## TASK INSTRUCTIONS
Identify the lines that contain the string "chart" and report only how many there are.

## DATASET SECTION
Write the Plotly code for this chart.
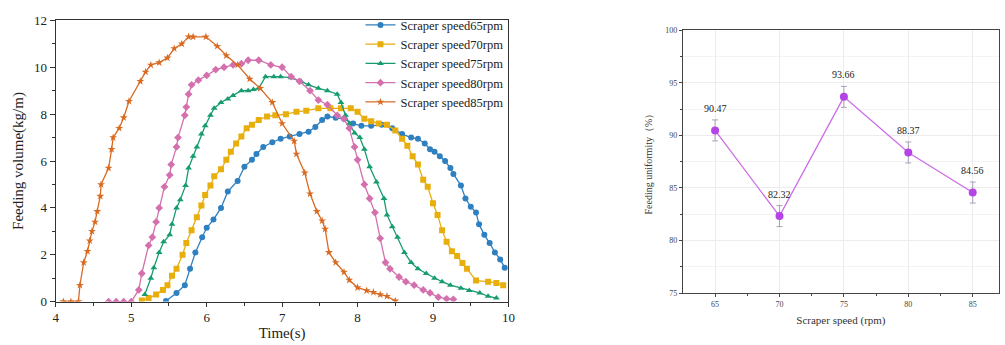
import plotly.graph_objects as go

# ---------------- Left chart data: feeding volume vs time ----------------
t65 = [5.46,5.60,5.71,5.78,5.85,5.94,6.00,6.09,6.19,6.28,6.41,6.50,6.60,6.66,6.75,6.87,6.98,7.10,7.23,7.35,7.44,7.53,7.60,7.71,7.82,7.94,8.05,8.18,8.32,8.46,8.59,8.71,8.80,8.89,8.96,9.02,9.09,9.16,9.23,9.27,9.37,9.43,9.50,9.57,9.61,9.68,9.75,9.82,9.89,9.95]
v65 = [0.03,0.37,0.70,1.40,2.10,2.75,3.15,3.50,4.00,4.70,5.15,5.75,6.05,6.30,6.60,6.80,6.95,7.05,7.15,7.25,7.45,7.75,7.90,7.85,7.80,7.60,7.50,7.50,7.55,7.40,7.15,7.00,6.95,6.75,6.50,6.40,6.20,6.00,5.70,5.45,4.95,4.40,4.05,3.80,3.30,2.85,2.50,2.10,1.80,1.45]

t70 = [5.14,5.23,5.33,5.42,5.48,5.54,5.60,5.68,5.73,5.80,5.87,5.93,5.98,6.05,6.10,6.19,6.26,6.32,6.39,6.46,6.53,6.60,6.69,6.80,6.91,7.05,7.19,7.32,7.48,7.64,7.78,7.91,8.00,8.09,8.18,8.28,8.39,8.50,8.59,8.66,8.73,8.80,8.87,8.93,9.00,9.06,9.12,9.18,9.25,9.32,9.39,9.45,9.57,9.73,9.84,9.93]
v70 = [0.05,0.15,0.30,0.50,0.70,1.10,1.40,2.00,2.50,3.05,3.60,4.10,4.55,4.95,5.35,5.65,6.05,6.40,6.75,7.05,7.40,7.55,7.75,7.90,7.95,8.00,8.10,8.15,8.25,8.25,8.25,8.25,8.10,7.80,7.70,7.60,7.55,7.30,6.95,6.65,6.20,5.85,5.20,4.90,4.20,3.70,3.05,2.55,2.15,1.95,1.65,1.40,0.90,0.85,0.80,0.70]

t75 = [5.18,5.26,5.30,5.37,5.43,5.51,5.54,5.60,5.65,5.72,5.76,5.82,5.87,5.93,5.98,6.05,6.10,6.19,6.28,6.35,6.46,6.55,6.62,6.69,6.78,6.89,6.98,7.12,7.25,7.35,7.48,7.60,7.73,7.78,7.84,7.89,7.96,8.03,8.09,8.16,8.25,8.35,8.39,8.46,8.53,8.62,8.71,8.80,8.91,9.02,9.12,9.23,9.37,9.48,9.62,9.73,9.84]
v75 = [0.30,1.00,1.45,2.10,2.55,2.85,3.30,4.00,4.35,4.95,5.70,6.20,6.60,7.15,7.50,7.95,8.25,8.50,8.65,8.80,9.00,9.00,9.05,9.10,9.60,9.60,9.60,9.55,9.40,9.25,9.10,9.00,8.85,8.50,7.95,7.60,7.20,7.00,6.50,5.75,5.10,4.40,3.70,3.20,2.75,2.10,1.67,1.40,1.20,1.00,0.85,0.70,0.57,0.47,0.37,0.23,0.15]

t80 = [4.70,4.80,4.90,5.00,5.10,5.14,5.23,5.28,5.33,5.37,5.44,5.51,5.53,5.60,5.62,5.71,5.73,5.76,5.80,5.89,6.00,6.12,6.23,6.35,6.46,6.55,6.69,6.85,7.00,7.12,7.23,7.37,7.48,7.60,7.73,7.82,7.89,7.96,8.00,8.09,8.16,8.23,8.30,8.37,8.43,8.55,8.64,8.75,8.87,8.96,9.07,9.18,9.27]
v80 = [0.00,0.00,0.00,0.00,0.50,1.20,2.40,2.75,3.40,4.00,4.90,5.40,5.85,6.60,7.00,7.95,8.30,8.85,9.25,9.45,9.65,9.90,10.00,10.10,10.15,10.30,10.30,10.10,10.00,9.60,9.40,9.00,8.60,8.40,7.95,7.80,7.40,6.60,6.05,5.00,4.40,3.80,2.70,1.67,1.40,1.05,0.85,0.70,0.50,0.37,0.19,0.12,0.10]

t85 = [4.10,4.20,4.30,4.32,4.37,4.42,4.45,4.48,4.52,4.55,4.59,4.60,4.70,4.74,4.76,4.84,4.90,4.97,5.12,5.19,5.26,5.37,5.48,5.57,5.67,5.76,5.82,5.99,6.14,6.26,6.41,6.57,6.71,6.87,7.00,7.16,7.19,7.30,7.37,7.46,7.53,7.57,7.62,7.71,7.82,7.89,8.00,8.12,8.21,8.30,8.39,8.50]
v85 = [0.00,0.00,0.00,0.70,1.67,2.15,2.60,3.00,3.40,3.85,4.50,5.00,5.70,6.50,7.00,7.40,7.85,8.55,9.40,9.80,10.10,10.20,10.40,10.80,11.00,11.30,11.30,11.30,10.90,10.50,10.10,9.50,9.10,8.50,7.60,6.85,6.30,5.50,4.60,3.85,3.45,3.10,2.10,1.67,1.26,0.92,0.60,0.47,0.40,0.30,0.23,0.03]

series_names = ["Scraper speed65rpm", "Scraper speed70rpm", "Scraper speed75rpm",
                "Scraper speed80rpm", "Scraper speed85rpm"]
series_t = [t65, t70, t75, t80, t85]
series_v = [v65, v70, v75, v80, v85]
series_colors = ["#2f80c0", "#e8ae0c", "#179c72", "#d470ae", "#d96a22"]
series_symbols = ["circle", "square", "triangle-up", "diamond", "star"]

# ---------------- Right chart data: feeding uniformity ----------------
speed_rpm = [65, 70, 75, 80, 85]
uniformity = [90.47, 82.32, 93.66, 88.37, 84.56]
uniformity_err = [1.0, 1.0, 1.0, 1.0, 1.0]
uniformity_labels = ["90.47", "82.32", "93.66", "88.37", "84.56"]

SERIF = "Liberation Serif, Times New Roman, serif"

fig = go.Figure()

for name, tx, vy, col, sym in zip(series_names, series_t, series_v, series_colors, series_symbols):
    fig.add_trace(go.Scatter(
        x=tx, y=vy, name=name, mode="lines+markers",
        line=dict(color=col, width=1.3),
        marker=dict(color=col, symbol=sym, size=6, line=dict(width=0)),
        xaxis="x", yaxis="y",
    ))

fig.add_trace(go.Scatter(
    x=speed_rpm, y=uniformity, mode="lines+markers", showlegend=False,
    line=dict(color="#cc6ee8", width=1.3),
    marker=dict(color="#b544e6", size=8),
    error_y=dict(type="data", array=uniformity_err, color="#9a8aa8", thickness=0.8, width=3),
    xaxis="x2", yaxis="y2",
))

for xv, yv, lab in zip(speed_rpm, uniformity, uniformity_labels):
    fig.add_annotation(x=xv, y=yv, xref="x2", yref="y2", text=lab, showarrow=False,
                       yshift=22, font=dict(family=SERIF, size=10, color="#222222"))

fig.update_layout(
    width=1005, height=345,
    margin=dict(l=0, r=0, t=0, b=0),
    paper_bgcolor="white", plot_bgcolor="white",
    font=dict(family=SERIF, color="#222222"),
    xaxis=dict(
        domain=[0.053, 0.5075], range=[4, 10], dtick=1, tick0=4,
        showline=True, linecolor="#333333", linewidth=1.2, mirror=True,
        ticks="outside", ticklen=4, tickcolor="#333333",
        minor=dict(ticks="outside", ticklen=3, dtick=0.5, tickcolor="#333333"),
        showgrid=False, zeroline=False,
        tickfont=dict(family=SERIF, size=13, color="#222222"),
        title=dict(text="Time(s)", font=dict(family=SERIF, size=15), standoff=0),
    ),
    yaxis=dict(
        domain=[0.1072, 0.9594], range=[0, 12], dtick=2,
        showline=True, linecolor="#333333", linewidth=1.2, mirror=True,
        ticks="outside", ticklen=5, tickcolor="#333333",
        minor=dict(ticks="outside", ticklen=3, dtick=1, tickcolor="#333333"),
        showgrid=False, zeroline=False,
        tickfont=dict(family=SERIF, size=13, color="#222222"),
        title=dict(text="Feeding volume(kg/m)", font=dict(family=SERIF, size=15), standoff=6),
    ),
    xaxis2=dict(
        domain=[0.6826, 1.0], range=[62.5, 87.04], tickvals=speed_rpm,
        showline=True, linecolor="#444444", linewidth=1.2, mirror=True,
        ticks="outside", ticklen=3, tickcolor="#444444",
        minor=dict(ticks="outside", ticklen=2, tickvals=[67.5, 72.5, 77.5, 82.5], tickcolor="#444444",
                   showgrid=False),
        showgrid=True, gridcolor="#ececec", gridwidth=1, zeroline=False,
        tickfont=dict(family=SERIF, size=8, color="#444444"),
        title=dict(text="Scraper speed (rpm)", font=dict(family=SERIF, size=11, color="#333333"), standoff=8),
        anchor="y2",
    ),
    yaxis2=dict(
        domain=[0.1333, 0.9296], range=[75, 100], dtick=5,
        showline=True, linecolor="#444444", linewidth=1.2, mirror=True,
        ticks="outside", ticklen=3, tickcolor="#444444",
        minor=dict(ticks="outside", ticklen=2, dtick=2.5, tickcolor="#444444",
                   showgrid=True, gridcolor="#f3f3f3"),
        showgrid=True, gridcolor="#ececec", gridwidth=1, zeroline=False,
        tickfont=dict(family=SERIF, size=8, color="#444444"),
        title=dict(text="Feeding uniformity（%）", font=dict(family=SERIF, size=10, color="#333333"), standoff=10),
        anchor="x2",
    ),
    legend=dict(
        x=0.5075, y=0.99, xanchor="right", yanchor="top",
        bgcolor="rgba(255,255,255,0)", borderwidth=0,
        font=dict(family=SERIF, size=12.5, color="#222222"),
        itemwidth=30, tracegroupgap=0,
    ),
)

fig.write_html("out.html")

## RESPONSE TO THE TASK
3